The CFY,K Travelogue Phase Three: Colorado

















• As has been made, I think, pretty clear by the first two "phases" of the CFY,K Travelogue, I spent a great deal of time on this trip not actually doing much of anything. I found this to be refreshing, coming off, as I was, a hard summer of the final throes of college classes, and all the attendant nonsense therewith. By the time I got to Denver, though, it seemed like it was time to get on with the business of some hard-core tourism. Luckily for me, old Lo-Ha, my lovely hostess, was as bored and as unemployed as I was (and, by the way, am), and therefore ready to seek out whatever action there was to be found in the Centennial State.

• If you laugh "a special kind of" laugh when you're hanging out with Nebraska, then it's sort of a constant thing with Lo-Ha. At least with me. Everything that happens when you're hanging out with her is hilarious, due in no small part to the fact that she's there. It's one of those things like if Lo-Ha was reading out of the dictionary, it would be really, really funny that she was, in the first place, reading out of the dictionary.

• I think our shared inability to take anything seriously came in clutch when we visited - for the purposes of continuing a sort of trip-long theme, as well as research - the Jack Kerouac School of Disembodied Poetics at the Naropa Institute. I had read about this place, but I don't think either of us were prepared for the weird brand of, like, militant freak they have running around that place. Indo-Tibetan Buddhism majors engaged in poetry slams with students of transpersonal psychology. There were strictly enforced rules as to which color of meditation pillow was allowed where. All of it: too much. After a half-hour we commandeered the sole computer in the school's tiny library to purchase baseball tickets online.

• The real highlight of my time in Colorado, I think, was a trip we took from Denver to Aspen by way of Independence Pass. The route is closed during the winter, because the road is high and treacherous. We almost hit a deer to the tune of "Movin' Out (Anthony's Song)." Along the way, one fact became clear: everything in Colorado is mind-bogglingly beautiful. Even the mechanics. I kind of couldn't really deal with it. Once you get to Independence Pass, you're over twelve thousand feet above sea level. So. Even in the middle of the summer, it's awfully cold.

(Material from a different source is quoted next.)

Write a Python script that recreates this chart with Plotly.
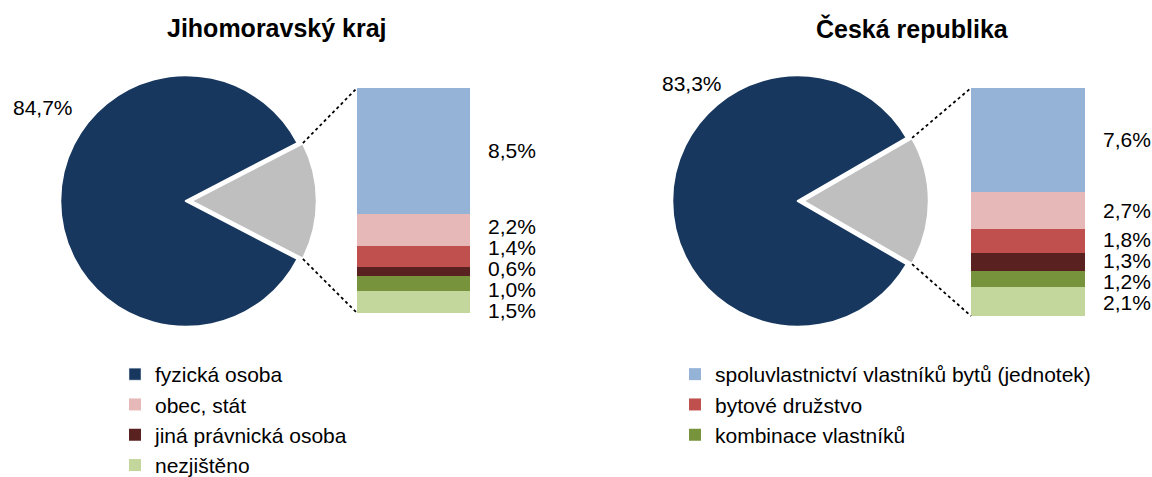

• At "Aspen's hippest hotel," old people play Connect Four at a large table in the lobby at all hours. Aspen is weird. It's surrounded by gorgeous mountains and peopled with citizens that seem nice enough. Be warned, though: they can sense that you are not in possession of a Black Card before you enter into any restaurant, and the wait staff treats you accordingly. Although I felt like some kind of impostor when I was there, I don't want to come across like I had a bad time in Aspen. It's incredibly picturesque and relaxing. It makes sense that rich people spend so much time there. But, really, for me, it was getting there that was the most fun.

• The next day I woke up and embarked immediately to conclude the strange "literary portion" of my tour of America. Lo-Ha and I drove around Woody Creek, Colorado for hours until we finally came across the entranceway to a compound that may or may not have been part of Hunter S. Thompson's legendary Owl Farm. I'm satisfied that it is. But you never know. Lo-Ha was, after a fashion, bored. So, with a final stop at Buffalo Bill Cody's final resting place, and a protracted round of the "Famous People Name Game," we returned to Denver.

• I left Colorado and Lo-Ha and what was essentially the final leg of my amazing trip the next morning. I returned to Orlando to visit again with Higginbotham. (Note: never, ever, under any circumstances, expect any peace and quiet on a flight to Orlando. You will be surrounded be screaming children that are out of their goddamned minds with excitement at the prospect of spending any amount of time at all at Disney World, and you will curse plane travel and want, silently, to die.) I regretfully couldn't spend the night there, though, as there seemed to be pressing issues to attend to in my hometown, so I went to see my folks for a few days. Then my car broke down, and I am now stranded in their home as I type this.

2 comments:

Lottie said...

YAY! BEST TRIP EVER! PHASE 3 KICKED ALL THE OTHER PHASES ASSES!

Anonymous said...

watch it lady. i gots extra bows for those who don't keep it.